Personal information
- Full name: Arthur Burton
- Born: c. 1889
- Died: unknown

Playing information
- Height: 5 ft 9 in (1.75 m)
- Weight: 12 st 0 lb (76 kg)
- Position: Forward
Club
| Years | Team | Pld | T | G | FG | P |
| 1909/10–20 | Wakefield Trinity | 206 | 28 | 9 | 0 | 102 |
Representative
| Years | Team | Pld | T | G | FG | P |
|  | Yorkshire | ≥1 |  |  |  |  |

= Arthur Burton =

English rugby league footballer

Arthur Burton (c. 1889 – death unknown) was a professional rugby league footballer who played in the 1900s, 1910s and 1920s.
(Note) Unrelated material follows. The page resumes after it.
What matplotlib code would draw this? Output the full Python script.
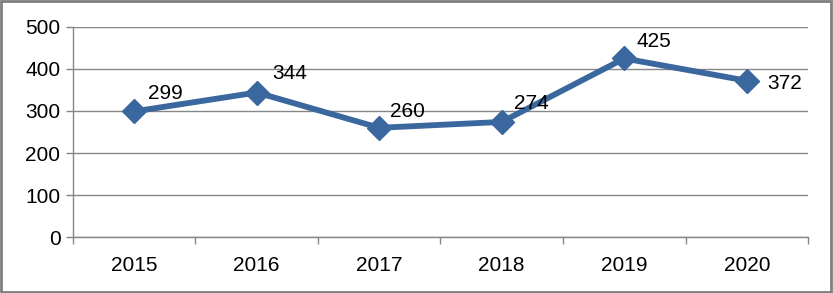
import matplotlib.pyplot as plt
from matplotlib.patches import Rectangle

years = ['2015', '2016', '2017', '2018', '2019', '2020']
values = [299, 344, 260, 274, 425, 372]
# label offsets in points (dx, dy) from each marker
label_offsets = [(10, 13), (11, 14), (8, 12), (9, 13), (9, 12), (15, -2)]

plt.rcParams['font.family'] = ['Liberation Sans', 'DejaVu Sans']

fig = plt.figure(figsize=(8.33, 2.93), dpi=100)
ax = fig.add_axes([0.0876, 0.191, 0.8824, 0.717])

x = range(len(years))
line_color = '#3A679E'
grid_color = '#868686'

ax.plot(x, values, color=line_color, lw=4.2, marker='D', ms=12,
        solid_joinstyle='round', zorder=3)

for i, (v, off) in enumerate(zip(values, label_offsets)):
    ax.annotate(str(v), (i, v), xytext=off, textcoords='offset points',
                ha='left', va='center', fontsize=15, color='black', zorder=4)

ax.set_xlim(-0.5, len(years) - 0.5)
ax.set_ylim(0, 500)
ax.set_yticks([0, 100, 200, 300, 400, 500])
ax.set_xticks(x)
ax.set_xticklabels(years)
ax.set_xticks([i - 0.5 for i in range(len(years) + 1)], minor=True)

ax.tick_params(axis='x', which='major', length=0, pad=14, labelsize=15)
ax.tick_params(axis='x', which='minor', length=5, color=grid_color, width=1)
ax.tick_params(axis='y', length=5, color=grid_color, width=1, pad=4, labelsize=15)

ax.yaxis.grid(True, color=grid_color, lw=1)
ax.set_axisbelow(True)
for side in ['top', 'right']:
    ax.spines[side].set_visible(False)
for side in ['left', 'bottom']:
    ax.spines[side].set_color(grid_color)
    ax.spines[side].set_linewidth(1)

fig.patches.append(Rectangle((0.001, 0.002), 0.997, 0.995, transform=fig.transFigure,
                             fill=False, edgecolor='#7F7F7F', lw=2))

fig.savefig('out.png', dpi=100)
He played at representative level for Yorkshire, and at club level for Lofthouse Albion ARLFC (in Lofthouse, Leeds) (two spells), Leeds (A-Team), and Wakefield Trinity, as a forward.

==Playing career==
Arthur Burton made his début for Wakefield Trinity during the 1909–10 season, and he played his last match for Wakefield Trinity during October 1920.

===County honours===
Arthur Burton won cap(s) for Yorkshire while at Wakefield Trinity during the 1913–14 season.

===Challenge Cup Final appearances===
Arthur Burton played as a forward in Wakefield Trinity's 0-6 defeat by Hull F.C. in the 1914 Challenge Cup Final during the 1913–14 season at Thrum Hall, Halifax, in front of a crowd of 19,000.